2. Origins and intellectual roots

Modern communism grew out of 19th‑century socialist critiques of industrial capitalism, most famously in Marx and Engels’ Communist Manifesto; Marxist thought frames communism as a later stage of socioeconomic development emerging from advances in productive forces [2] [4]. Encyclopedic treatments locate communism in a longer history of shared‑property ideas (communis) but underline that the specific modern program and vocabulary were shaped in Europe amid the Industrial Revolution [2].

3. Theory vs. historical practice — why sources distinguish them

Reference works and analysts repeatedly stress a distinction between the theoretical end‑state of “communist society” (a classless, abundance‑based order) and the historical regimes that have called themselves communist. Britannica explicitly says the five countries commonly labeled communist do not meet the “true definition” of communism, indicating a gap between Marxist theory and state practice [1] [3]. Wikipedia also notes disagreements among Marxists over whether any historic “communist” states achieved socialism as originally defined [2] [4].

4. Who counts as a communist country today?

Multiple compendia and mainstream references list China, Cuba, Laos, North Korea and Vietnam as the remaining states identified as communist in 2025, while qualifying that each has unique adaptations and that none perfectly match classical communist theory [8] [1] [3]. These sources show that “communist” functions both as an official self‑description (party names, constitutions) and as an analytical label applied by outside observers [8] [1].

5. Politics, memory and contested death tolls

The term is politically charged. The White House’s 2025 proclamation of “Anti‑Communism Week” described communism as responsible for “more than 100 million lives” lost and framed the ideology as destructive [9] [10]. That figure and framing are disputed in other commentary: the World Socialist Web Site called the figure “fraudulent” and traced it to contested sources such as The Black Book of Communism, arguing that different methods of counting conflate wars, famines and state repression [11]. In short: official condemnations use high cumulative death tolls to make a moral and political point, while some left‑leaning or critical commentators challenge the aggregation and interpretation of those numbers [9] [11].

6. Varied contemporary definitions and uses

Observers outside strict academic definitions sometimes broaden or shift the meaning: a sustainability outlet framed “21st century communism” as ecological interdependence rather than Marxist state policy, while opinion writers equate communism with “command‑and‑control” governance to criticize various policies [12] [13]. Dictionaries and encyclopedias remain more conservative, anchoring definitional claims in historical Marxism and state practice [5] [2].

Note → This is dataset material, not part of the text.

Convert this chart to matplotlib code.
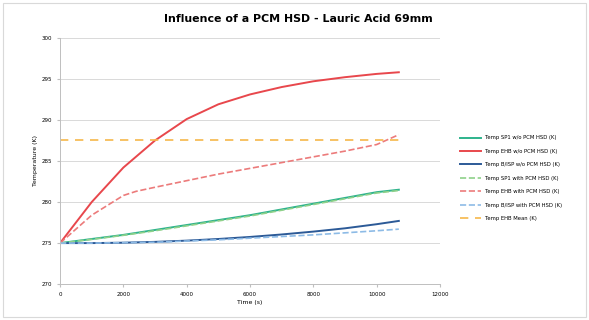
import numpy as np
import matplotlib.pyplot as plt

time_s = [0, 1000, 2000, 3000, 4000, 5000, 6000, 7000, 8000, 9000, 10000, 10700]

sp1_without = [275.0, 275.5, 276.0, 276.6, 277.2, 277.8, 278.4, 279.1, 279.8, 280.5, 281.2, 281.5]
ehb_without = [275.0, 280.0, 284.2, 287.5, 290.1, 291.9, 293.1, 294.0, 294.7, 295.2, 295.6, 295.8]
bisp_without = [275.0, 275.0, 275.05, 275.15, 275.3, 275.5, 275.75, 276.05, 276.4, 276.8, 277.3, 277.7]
sp1_with = [275.0, 275.45, 275.95, 276.5, 277.1, 277.7, 278.3, 279.0, 279.7, 280.4, 281.1, 281.4]
ehb_time = [0, 1000, 2000, 2400, 3000, 4000, 5000, 6000, 7000, 8000, 9000, 10000, 10700]
ehb_with = [275.0, 278.4, 280.8, 281.3, 281.8, 282.6, 283.4, 284.1, 284.8, 285.5, 286.2, 287.0, 288.2]
bisp_with = [275.0, 275.0, 275.05, 275.1, 275.25, 275.4, 275.6, 275.8, 276.0, 276.25, 276.5, 276.7]
ehb_mean = 287.6

labels = ['Temp SP1 w/o PCM HSD (K)', 'Temp EHB w/o PCM HSD (K)', 'Temp B/ISP w/o PCM HSD (K)',
          'Temp SP1 with PCM HSD (K)', 'Temp EHB with PCM HSD (K)', 'Temp B/ISP with PCM HSD (K)',
          'Temp EHB Mean (K)']

fig = plt.figure(figsize=(5.89, 3.2), dpi=100)
ax = fig.add_axes([0.102, 0.112, 0.645, 0.77])

ax.plot(time_s, sp1_without, color='#2eb38c', lw=1.4, label=labels[0])
ax.plot(time_s, ehb_without, color='#e8474c', lw=1.4, label=labels[1])
ax.plot(time_s, bisp_without, color='#2c5a97', lw=1.4, label=labels[2])
ax.plot(time_s, sp1_with, color='#8fd18a', lw=1.2, ls='--', label=labels[3])
ax.plot(ehb_time, ehb_with, color='#ec7b7b', lw=1.2, ls='--', label=labels[4])
ax.plot(time_s, bisp_with, color='#8dbbe6', lw=1.2, ls='--', label=labels[5])
ax.plot([time_s[0], time_s[-1]], [ehb_mean, ehb_mean], color='#f6b84a', lw=1.2,
        ls=(0, (5, 4)), label=labels[6])

ax.set_xlim(0, 12000)
ax.set_ylim(270, 300)
ax.set_xticks(np.arange(0, 12001, 2000))
ax.set_yticks(np.arange(270, 301, 5))
ax.tick_params(labelsize=4, length=2, color='#bfbfbf')
ax.yaxis.grid(True, color='#d9d9d9', lw=0.7)
ax.set_axisbelow(True)
for side in ['top', 'right']:
    ax.spines[side].set_visible(False)
for side in ['left', 'bottom']:
    ax.spines[side].set_color('#bfbfbf')
    ax.spines[side].set_linewidth(0.7)
ax.set_xlabel('Time (s)', fontsize=4.5, labelpad=2)
ax.set_ylabel('Temperature (K)', fontsize=4.5, labelpad=3)
fig.suptitle('Influence of a PCM HSD - Lauric Acid 69mm', fontsize=7.9, fontweight='bold',
             x=0.506, y=0.955)

ax.legend(loc='center left', bbox_to_anchor=(1.04, 0.43), fontsize=3.8, frameon=False,
          handlelength=4, labelspacing=1.6)

fig.patches.append(plt.Rectangle((0.005, 0.01), 0.99, 0.98, transform=fig.transFigure,
                                 fill=False, edgecolor='#d9d9d9', lw=0.8))

fig.savefig('out.png', dpi=100)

7. What reporting does not resolve

Available sources do not mention a single, universally accepted metric for counting victims attributable to “communism” in the 20th century; they show instead competing methodologies and political agendas around such counts [9] [11]. Sources likewise do not assert that any modern state fully realizes the communist end‑state described in classical Marxist texts; rather, multiple entries explicitly say contemporary states differ from theoretical communism [1] [3] [2].

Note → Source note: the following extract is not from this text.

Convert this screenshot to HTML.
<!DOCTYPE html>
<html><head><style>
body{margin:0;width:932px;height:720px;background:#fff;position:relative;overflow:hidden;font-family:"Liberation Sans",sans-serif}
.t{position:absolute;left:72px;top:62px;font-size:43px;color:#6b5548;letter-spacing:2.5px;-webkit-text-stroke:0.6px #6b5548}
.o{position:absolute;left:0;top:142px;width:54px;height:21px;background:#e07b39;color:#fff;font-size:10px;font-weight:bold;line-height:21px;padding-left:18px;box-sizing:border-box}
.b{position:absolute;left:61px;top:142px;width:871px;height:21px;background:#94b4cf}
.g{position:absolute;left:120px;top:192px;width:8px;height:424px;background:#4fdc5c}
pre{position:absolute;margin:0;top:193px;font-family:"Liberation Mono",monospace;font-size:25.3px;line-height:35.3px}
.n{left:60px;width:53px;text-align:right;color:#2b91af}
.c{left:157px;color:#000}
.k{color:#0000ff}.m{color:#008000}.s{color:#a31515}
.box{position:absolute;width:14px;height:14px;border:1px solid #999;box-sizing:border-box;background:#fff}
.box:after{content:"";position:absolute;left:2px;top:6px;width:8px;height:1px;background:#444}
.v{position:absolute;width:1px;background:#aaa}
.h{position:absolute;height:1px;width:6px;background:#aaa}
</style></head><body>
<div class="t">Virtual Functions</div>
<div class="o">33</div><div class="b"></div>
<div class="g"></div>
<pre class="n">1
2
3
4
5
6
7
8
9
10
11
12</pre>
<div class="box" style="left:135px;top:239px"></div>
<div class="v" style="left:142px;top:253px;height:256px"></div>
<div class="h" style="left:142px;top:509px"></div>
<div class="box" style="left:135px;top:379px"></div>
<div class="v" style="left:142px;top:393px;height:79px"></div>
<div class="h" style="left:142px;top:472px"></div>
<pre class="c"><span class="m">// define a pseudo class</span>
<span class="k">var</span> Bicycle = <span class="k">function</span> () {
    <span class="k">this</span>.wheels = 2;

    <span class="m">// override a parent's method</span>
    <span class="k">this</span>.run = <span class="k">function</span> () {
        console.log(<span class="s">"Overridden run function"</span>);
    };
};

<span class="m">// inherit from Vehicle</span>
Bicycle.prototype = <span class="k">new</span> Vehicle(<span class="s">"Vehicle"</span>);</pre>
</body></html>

8. Why definitions matter politically

How outlets and officials define communism shapes public debate: precise academic definitions frame it as an ideological project toward common ownership [2], legal or political proclamations use stark moral language and casualty figures to justify opposition [9], and activist or opinion pieces repurpose the term for ecological or rhetorical aims [12] [13]. Readers should note each source’s perspective and stated aims when judging claims about history, responsibility, or contemporary policy [9] [11] [12].